11. The system of claim 8, wherein, to determine the harmful patterns, the infrastructure device is configured to determine a harmful pattern that indicates a particular combination of harmful traits included in the affected data.

12. The system of claim 8, wherein, to determine the harmful patterns, the infrastructure device is configured to determine a harmful pattern that indicates a number of times a particular harmful trait is included in the affected data.

13. The system of claim 8, wherein, to determine the harmful patterns, the infrastructure device is configured to determine a harmful pattern that indicates a particular arrangement of one or more harmful traits included in the affected data.

14. The system of claim 8, wherein

the harmful traits or the clean traits include functions when the affected data or the clean data includes software code, or

the harmful traits or the clean traits include strings of alphanumeric characters when the affected data or the clean data includes text data.

15. A non-transitory computer-readable medium configured to store instructions, which when executed by an infrastructure device or by a user device, cause:

the infrastructure device to: mix harmful traits and clean traits to determine a mixed set of the harmful traits and the clean traits, the harmful traits being identified based at least in part on analyzing affected data known to include harmful content and the clean traits being identified based at least in part on analyzing clean data known to be free of the harmful content; determine harmful patterns indicating characteristics of the harmful traits based at least in part on comparing the affected data with the mixed set of the harmful traits and the clean traits, and clean patterns indicating characteristics of the clean traits based at least in part on comparing the clean data with the mixed set of the harmful traits and the clean traits, wherein a harmful pattern, from among the harmful patterns, includes a combination of harmful traits and clean traits; train a machine learning model to indicate presence of the harmful content based at least in part on utilizing the harmful patterns and the clean patterns; and transmit, to the user device, the harmful patterns, the clean patterns, and the machine learning model; and

the user device to: determine whether given data includes the harmful content based at least in part on utilizing the harmful patterns, the clean patterns, and the machine learning model.

16. The non-transitory computer-readable medium of claim 15, wherein the infrastructure device is configured to:

update the machine learning model based at least in part on feedback information received from the user device, the feedback information being associated with the user device determining whether the given data includes the harmful content; and

transmit, to the user device, an updated machine learning model.

17. The non-transitory computer-readable medium of claim 15, wherein the user device is configured to:

transmit, to the infrastructure device, feedback information associated with the user device determining whether the given data includes the harmful content; and

receive, from the infrastructure device, an updated machine learning model that is updated based at least in part on utilizing the feedback information.

18. The non-transitory computer-readable medium of claim 15, wherein, to determine the harmful patterns, the infrastructure device is configured to determine a harmful pattern that indicates a particular combination of harmful traits included in the affected data.

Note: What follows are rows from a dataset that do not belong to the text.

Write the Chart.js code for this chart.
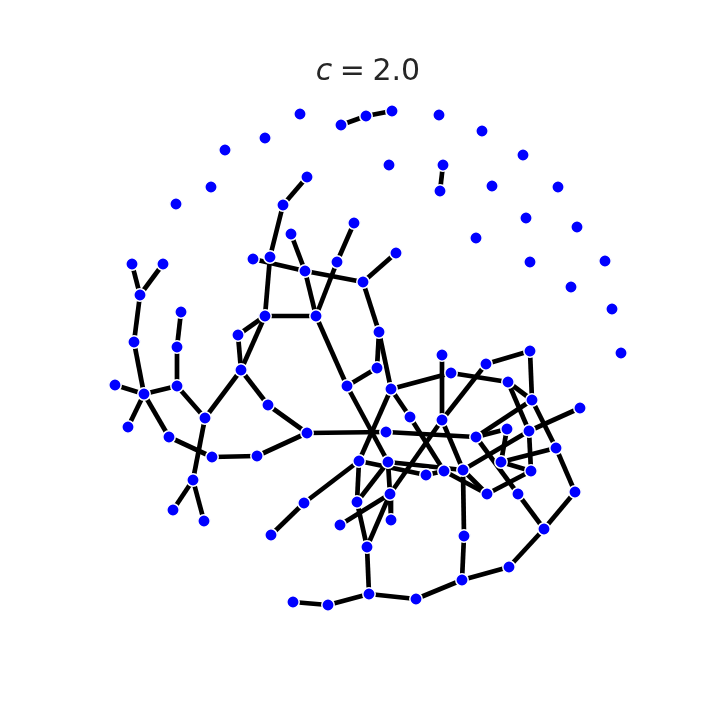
<!DOCTYPE html>
<html>
<head>
<meta charset="utf-8">
<script src="https://cdn.jsdelivr.net/npm/chart.js@4.4.1/dist/chart.umd.min.js"></script>
<style>
  html, body { margin: 0; padding: 0; background: #ffffff; }
  #contenedor { width: 720px; height: 720px; }
</style>
</head>
<body>
<div id="contenedor"><canvas id="grafo" width="720" height="720"></canvas></div>
<script>
// Título de la figura (la "c" va en cursiva, como en mathtext)
const tituloVariable = 'c';
const tituloResto = '\u2005=\u20052.0';

// Posiciones de los nodos (coordenadas del dibujo, y hacia abajo)
const nodosX = [
  300, 341, 366, 392, 439, 482, 523, 558, 577, 605, 612, 621, 265, 225, 211, 176,
  389, 443, 440, 492, 526, 476, 530, 571, 307, 283,
  132, 163, 140, 134, 144, 115, 181, 177, 177, 128, 169, 205, 212, 257, 193, 173, 204,
  241, 238, 268, 307,
  265, 316, 270, 253, 291, 305, 337, 354, 396, 363, 379, 377, 347, 391,
  386, 410, 442, 451, 442, 486, 530, 508, 532, 580, 476, 507, 529, 556, 501, 531,
  575, 544, 518, 487, 463, 444, 426, 388, 359, 357, 390, 391, 340, 367, 304, 271,
  464, 462, 509, 416, 369, 328, 293
];
const nodosY = [
  114, 125, 116, 111, 115, 131, 155, 187, 227, 261, 309, 353, 138, 150, 187, 204,
  165, 165, 191, 186, 218, 238, 262, 287, 177, 205,
  264, 264, 295, 342, 394, 385, 312, 347, 386, 427, 437, 418, 457, 456, 480, 510, 521,
  370, 335, 405, 433,
  316, 316, 257, 259, 234, 271, 262, 223, 253, 282, 332, 368, 386, 389,
  432, 417, 355, 373, 420, 364, 351, 382, 400, 408, 437, 429, 431, 448, 462, 471,
  492, 529, 494, 494, 470, 471, 475, 462, 461, 502, 494, 520, 525, 547, 503, 535,
  536, 580, 567, 599, 594, 605, 602
];

// Aristas: pares de índices de nodos
const aristas = [
  [1, 2], [2, 3], [17, 18], [24, 25],
  [26, 28], [27, 28], [28, 29], [29, 30], [31, 30], [32, 33], [33, 34], [34, 30],
  [30, 35], [30, 36], [36, 38], [34, 37], [37, 40], [37, 43], [44, 43], [44, 47],
  [47, 43], [43, 45], [45, 46], [38, 39], [39, 46], [40, 41], [40, 42],
  [47, 48], [49, 47], [25, 49], [50, 52], [51, 52], [52, 48], [53, 48], [54, 53],
  [52, 56], [55, 56], [56, 57], [57, 58], [57, 60], [48, 59], [59, 58],
  [46, 61], [59, 84], [60, 85], [60, 62], [60, 64], [64, 68], [66, 67], [66, 65],
  [67, 69], [63, 65], [68, 69], [68, 73], [69, 74], [70, 73], [73, 76], [74, 75],
  [74, 77], [77, 78], [79, 78], [78, 95], [75, 76], [72, 75], [71, 72], [71, 69],
  [71, 79], [61, 71], [81, 73], [83, 82], [62, 82], [65, 81], [65, 87], [85, 83],
  [84, 81], [84, 87], [87, 88], [85, 86], [86, 84], [86, 90], [87, 90], [89, 87],
  [85, 91], [91, 92], [82, 80], [81, 80], [80, 76], [81, 93], [93, 94], [94, 95],
  [94, 96], [96, 97], [97, 98], [98, 99], [97, 90]
];

const puntos = nodosX.map((x, i) => ({ x: x, y: nodosY[i] }));

// Cada arista es un pequeño dataset de dos puntos unidos
const datasetsAristas = aristas.map(par => ({
  data: [puntos[par[0]], puntos[par[1]]],
  showLine: true,
  borderColor: '#000000',
  borderWidth: 4.7,
  pointRadius: 0,
  pointHoverRadius: 0,
  order: 1
}));

const datasetNodos = {
  data: puntos,
  showLine: false,
  pointRadius: 6.2,
  pointHoverRadius: 6.2,
  backgroundColor: '#0000ff',
  borderColor: '#ffffff',
  borderWidth: 1.5,
  order: 0
};

// Dibuja el título con la variable en cursiva
const pluginTitulo = {
  id: 'tituloMixto',
  afterDraw(chart) {
    const ctx = chart.ctx;
    ctx.save();
    const fuenteCursiva = 'italic 30px "DejaVu Sans"';
    const fuenteNormal = '30px "DejaVu Sans"';
    ctx.font = fuenteCursiva;
    const anchoC = ctx.measureText(tituloVariable).width;
    ctx.font = fuenteNormal;
    const anchoResto = ctx.measureText(tituloResto).width;
    const inicio = 368 - (anchoC + anchoResto) / 2;
    ctx.fillStyle = '#262626';
    ctx.textBaseline = 'alphabetic';
    ctx.textAlign = 'left';
    ctx.font = fuenteCursiva;
    ctx.fillText(tituloVariable, inicio, 80);
    ctx.font = fuenteNormal;
    ctx.fillText(tituloResto, inicio + anchoC, 80);
    ctx.restore();
  }
};

new Chart(document.getElementById('grafo'), {
  type: 'scatter',
  data: { datasets: [datasetNodos, ...datasetsAristas] },
  options: {
    responsive: false,
    animation: false,
    events: [],
    layout: { padding: 0, autoPadding: false },
    plugins: {
      legend: { display: false },
      tooltip: { enabled: false },
      title: { display: false }
    },
    scales: {
      x: { type: 'linear', min: 0, max: 720, display: false },
      y: { type: 'linear', min: 0, max: 720, reverse: true, display: false }
    }
  },
  plugins: [pluginTitulo]
});
</script>
</body>
</html>
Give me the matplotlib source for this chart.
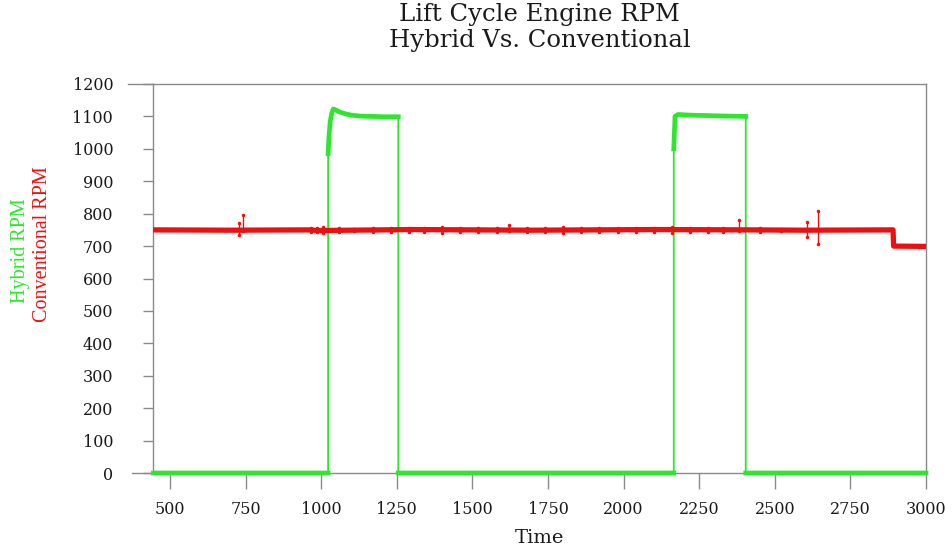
import numpy as np
import matplotlib
matplotlib.use("Agg")
import matplotlib.pyplot as plt

# Hybrid RPM (green)
hybrid_time = [445, 1023, 1023, 1026, 1030, 1035, 1040, 1048, 1060, 1080, 1100, 1130,
               1170, 1210, 1253, 1255, 1255, 2166, 2166, 2170, 2180, 2220, 2260, 2300,
               2350, 2402, 2404, 2404, 3000]
hybrid_rpm = [0, 0, 985, 1040, 1085, 1110, 1123, 1120, 1114, 1108, 1104, 1101,
              1100, 1099, 1099, 1099, 0, 0, 1000, 1100, 1106, 1104, 1103, 1102,
              1101, 1100, 1100, 0, 0]

# Conventional RPM (red)
conv_time = [445, 700, 960, 990, 1300, 1700, 2100, 2420, 2600, 2891, 2893, 3000]
conv_rpm = [750, 749, 750, 748, 751, 749, 751, 750, 749, 750, 700, 699]

# noise spikes on the conventional trace: time, low, high
spike_time = [728, 742, 965, 985, 1005, 1060, 1110, 1170, 1230, 1290, 1340, 1400, 1460,
              1520, 1580, 1620, 1680, 1740, 1800, 1860, 1920, 1980, 2040, 2100, 2160,
              2220, 2280, 2330, 2381, 2450, 2520, 2608, 2644]
spike_lo = [735, 745, 742, 744, 741, 743, 745, 742, 744, 742, 743, 741, 744,
            742, 742, 745, 743, 742, 741, 744, 742, 742, 743, 742, 741,
            744, 742, 743, 745, 744, 745, 727, 706]
spike_hi = [770, 796, 757, 755, 758, 756, 754, 757, 755, 757, 756, 758, 755,
            757, 757, 766, 756, 757, 758, 755, 757, 757, 756, 757, 758,
            755, 757, 756, 781, 755, 754, 775, 809]

x_ticks = [500, 750, 1000, 1250, 1500, 1750, 2000, 2250, 2500, 2750, 3000]
y_ticks = [0, 100, 200, 300, 400, 500, 600, 700, 800, 900, 1000, 1100, 1200]

GREEN = "#2fe62f"
RED = "#ee1010"
GRAY = "#8a8a8a"

fig = plt.figure(figsize=(9.53, 5.52), dpi=100)
ax = fig.add_axes([153 / 953, 1 - 473 / 552, (926 - 153) / 953, (473 - 84) / 552])

# green: thin verticals, thick levels
ht = np.array(hybrid_time, dtype=float)
hr = np.array(hybrid_rpm, dtype=float)
ax.plot(ht, hr, color=GREEN, lw=1.3, clip_on=False, zorder=3)
brk = np.where(np.diff(ht) == 0)[0] + 1
ax.plot(np.insert(ht, brk, np.nan), np.insert(hr, brk, np.nan),
        color=GREEN, lw=3.4, clip_on=False, zorder=3)

# red trace with spikes
ax.plot(conv_time, conv_rpm, color=RED, lw=3.8, zorder=4)
ax.vlines(spike_time, spike_lo, spike_hi, color=RED, lw=1.0, zorder=4)
ax.plot(spike_time, spike_hi, ls="none", marker="o", ms=1.5, color=RED, zorder=4)
ax.plot(spike_time, spike_lo, ls="none", marker="o", ms=1.5, color=RED, zorder=4)

ax.set_xlim(444, 3000)
ax.set_ylim(0, 1200)
ax.set_xticks(x_ticks)
ax.set_yticks(y_ticks)

tick_font = {"family": "DejaVu Serif", "size": 11.5}
ax.set_xticklabels([str(v) for v in x_ticks], fontdict=tick_font, color="#1a1a1a")
ax.set_yticklabels([str(v) for v in y_ticks], fontdict=tick_font, color="#1a1a1a")
ax.tick_params(axis="x", direction="out", length=11.5, width=1, color=GRAY, pad=8.5)
ax.tick_params(axis="y", direction="out", length=7.2, width=1, color=GRAY, pad=21.5)

for s in ax.spines.values():
    s.set_color(GRAY)
    s.set_linewidth(1)

# frame lines reaching past the left spine
ax.plot([-25 / 773, 0], [1, 1], transform=ax.transAxes, clip_on=False, color=GRAY, lw=1)
ax.plot([-21 / 773, 0], [0, 0], transform=ax.transAxes, clip_on=False, color=GRAY, lw=1)

fig.text(539.5 / 953, 1 - 15 / 552, "Lift Cycle Engine RPM", ha="center", va="center",
         family="DejaVu Serif", size=17.5, color="#1a1a1a")
fig.text(539.5 / 953, 1 - 40 / 552, "Hybrid Vs. Conventional", ha="center", va="center",
         family="DejaVu Serif", size=17.5, color="#1a1a1a")
fig.text(539.5 / 953, 1 - 538 / 552, "Time", ha="center", va="center",
         family="DejaVu Serif", size=14, color="#1a1a1a")

fig.text(21 / 953, 1 - 251 / 552, "Hybrid RPM", rotation=90, ha="center", va="center",
         family="Liberation Serif", size=14.5, color=GREEN)
fig.text(43 / 953, 1 - 244 / 552, "Conventional RPM", rotation=90, ha="center", va="center",
         family="Liberation Serif", size=14.5, color=RED)

fig.savefig("out.png", dpi=100)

19. The non-transitory computer-readable medium of claim 15, wherein, to determine the harmful patterns, the infrastructure device is configured to determine a harmful pattern that indicates a number of times a particular harmful trait is included in the affected data.

20. The non-transitory computer-readable medium of claim 15, wherein, to determine the harmful patterns, the infrastructure device is configured to determine a harmful pattern that indicates a particular arrangement of one or more harmful traits included in the affected data.